The Washington Department of Ecology and local governments are monitoring algae toxins in lakes across the state. So far this year, few lakes have experienced toxic blooms, but that may change with warmer, sunnier weather.
On the peninsula, toxic algae blooms have been confirmed in Anderson Lake in Jefferson County.
The algae might be smelly and look like green paint, oil or sewage floating on the surface. Blooms can be several inches thick on the shoreline and hard to pick up or hold.
To report a suspected freshwater algae bloom, call your nearest Department of Ecology office. Find out more about contacting Ecology at www.ecy.wa.gov/reportaproblem.html.
To report an illness related to algae bloom exposure, contact your local health agency or the state Department of Health at 360-236-3173.

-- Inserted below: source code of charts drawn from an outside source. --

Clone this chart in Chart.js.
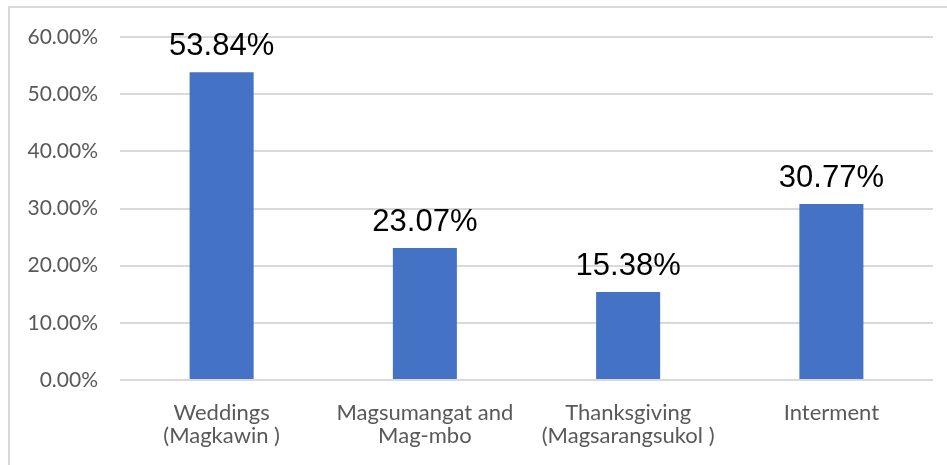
<!DOCTYPE html>
<html><head><meta charset="utf-8">
<script src="https://cdn.jsdelivr.net/npm/chart.js@4.4.0/dist/chart.umd.min.js"></script>
<style>
html,body{margin:0;padding:0;background:#fff;width:947px;height:465px;overflow:hidden;}
#frame{position:absolute;left:8px;top:6px;width:950px;height:480px;border:2px solid #d9d9d9;box-sizing:border-box;}
#wrap{position:absolute;left:0;top:0;width:947px;height:465px;}
</style></head><body>
<div id="frame"></div>
<div id="wrap"><canvas id="c" width="947" height="465"></canvas></div>
<script>
const categories = [["Weddings","(Magkawin )"],["Magsumangat and","Mag-mbo"],["Thanksgiving","(Magsarangsukol )"],["Interment"]];
const values = [53.84, 23.07, 15.38, 30.77];
const yTicks = [0,10,20,30,40,50,60];

const labelPlugin = {
  id:'vlabels',
  afterDatasetsDraw(chart){
    const ctx = chart.ctx;
    const meta = chart.getDatasetMeta(0);
    ctx.save();
    ctx.font = '31px "Liberation Sans", Arial, sans-serif';
    ctx.fillStyle = '#000';
    ctx.textAlign = 'center';
    ctx.textBaseline = 'alphabetic';
    meta.data.forEach((bar,i)=>{
      ctx.fillText(values[i].toFixed(2)+'%', bar.x, bar.y - 17);
    });
    ctx.restore();
  }
};

new Chart(document.getElementById('c'), {
  type:'bar',
  data:{labels:categories, datasets:[{data:values, backgroundColor:'#4472C4', barPercentage:0.315, categoryPercentage:1}]},
  options:{
    responsive:false, animation:false,
    layout:{padding:{top:37,right:14,left:0,bottom:0}},
    plugins:{legend:{display:false},tooltip:{enabled:false}},
    scales:{
      y:{min:0,max:60,
        afterBuildTicks(s){s.ticks = yTicks.map(v=>({value:v}));},
        afterFit(s){s.width=120;},
        ticks:{padding:22,color:'#595959',font:{family:'Lato',size:21},callback:v=>v.toFixed(2)+'%'},
        grid:{color:'#d9d9d9',lineWidth:2,drawTicks:false},
        border:{display:false}
      },
      x:{
        afterFit(s){s.height=85;},
        ticks:{padding:21,color:'#595959',font:{family:'Lato',size:22,lineHeight:'23px'},maxRotation:0,autoSkip:false},
        grid:{display:false,drawTicks:false},
        border:{display:false}
      }
    }
  },
  plugins:[labelPlugin]
});
</script>
</body></html>
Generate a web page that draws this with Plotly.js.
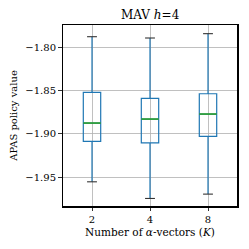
<!DOCTYPE html>
<html><head><meta charset="utf-8">
<script src="https://cdn.plot.ly/plotly-3.0.1.min.js"></script>
<style>body{margin:0;padding:0;background:#fff}</style>
</head><body>
<div id="chart" style="width:249px;height:249px"></div>
<script>
const categories = ["2", "4", "8"];
const q1 = [-1.9085, -1.9102, -1.9028];
const median = [-1.8874, -1.8828, -1.8770];
const q3 = [-1.8520, -1.8589, -1.8536];
const lowerWhisker = [-1.9552, -1.9744, -1.9694];
const upperWhisker = [-1.7878, -1.7893, -1.7843];

const pos = categories.map((c, i) => i);
const boxHalf = 0.15, capHalf = 0.085;
const traces = [];
traces.push({
  type: 'box', x: pos, q1: q1, median: median, q3: q3,
  lowerfence: lowerWhisker, upperfence: upperWhisker,
  width: 2 * boxHalf, whiskerwidth: 0,
  fillcolor: 'rgba(0,0,0,0)',
  line: {color: '#1f77b4', width: 1.2},
  hoverinfo: 'skip', showlegend: false
});
const mx = [], my = [], cx = [], cy = [];
pos.forEach((p, i) => {
  mx.push(p - boxHalf, p + boxHalf, null); my.push(median[i], median[i], null);
  cx.push(p - capHalf, p + capHalf, null); cy.push(lowerWhisker[i], lowerWhisker[i], null);
  cx.push(p - capHalf, p + capHalf, null); cy.push(upperWhisker[i], upperWhisker[i], null);
});
traces.push({type: 'scatter', mode: 'lines', x: mx, y: my, line: {color: '#2ca02c', width: 1.6}, showlegend: false, hoverinfo: 'skip'});
traces.push({type: 'scatter', mode: 'lines', x: cx, y: cy, line: {color: '#333333', width: 1.1}, showlegend: false, hoverinfo: 'skip'});

const font = {family: 'DejaVu Serif', size: 10, color: '#000'};
const titleFont = {family: 'DejaVu Serif', size: 10.5, color: '#000'};
const layout = {
  width: 249, height: 249,
  margin: {l: 63, r: 12, t: 25, b: 43},
  paper_bgcolor: '#fff', plot_bgcolor: '#fff',
  font: font,
  title: {text: 'MAV <i>h</i>=4', font: {family: 'DejaVu Serif', size: 12, color: '#000'}, x: 0.603, xanchor: 'center', y: 0.94, yanchor: 'middle'},
  xaxis: {
    range: [-0.5, 2.5], tickmode: 'array', tickvals: pos, ticktext: categories,
    showgrid: true, gridcolor: '#b0b0b0', gridwidth: 0.8, zeroline: false,
    showline: true, linecolor: '#000', linewidth: 1.5, mirror: true,
    ticks: 'outside', ticklen: 3.5, tickcolor: '#000', tickwidth: 0.8,
    tickfont: font,
    title: {text: 'Number of <i>α</i>-vectors (<i>K</i>)', font: titleFont, standoff: 4}
  },
  yaxis: {
    range: [-1.9831, -1.7743], tickvals: [-1.80, -1.85, -1.90, -1.95],
    ticktext: ['−1.80', '−1.85', '−1.90', '−1.95'], tickmode: 'array',
    showgrid: true, gridcolor: '#b0b0b0', gridwidth: 0.8, zeroline: false,
    showline: true, linecolor: '#000', linewidth: 1.5, mirror: true,
    ticks: 'outside', ticklen: 3.5, tickcolor: '#000', tickwidth: 0.8,
    tickfont: font,
    title: {text: 'APAS policy value', font: font, standoff: 6}
  }
};
Plotly.newPlot('chart', traces, layout, {displayModeBar: false, staticPlot: true});
</script>
</body></html>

The state health department website has information about symptoms related to blue-green algae toxins at www.doh.wa.gov/ehp/algae/default.htm.
Phosphorus and nitro-gen are nutrients that feed algae blooms. They are found in animal and human waste (sewage), in fertilizers, and even in rainwater.
People can help keep
these nutrients out of state waters in these ways:
• Your home septic tank - Check it, fix it and maintain it.
• Your yard - Reduce the use of fertilizers, especially before a big rain. Don't overwater.
• Your dog - Scoop, bag and trash dog droppings.
• Your baby - Keep dirty diapers out of the water.
• Your car - Don't feed soap to the storm drain. Wash your car on the lawn or at a commercial car wash.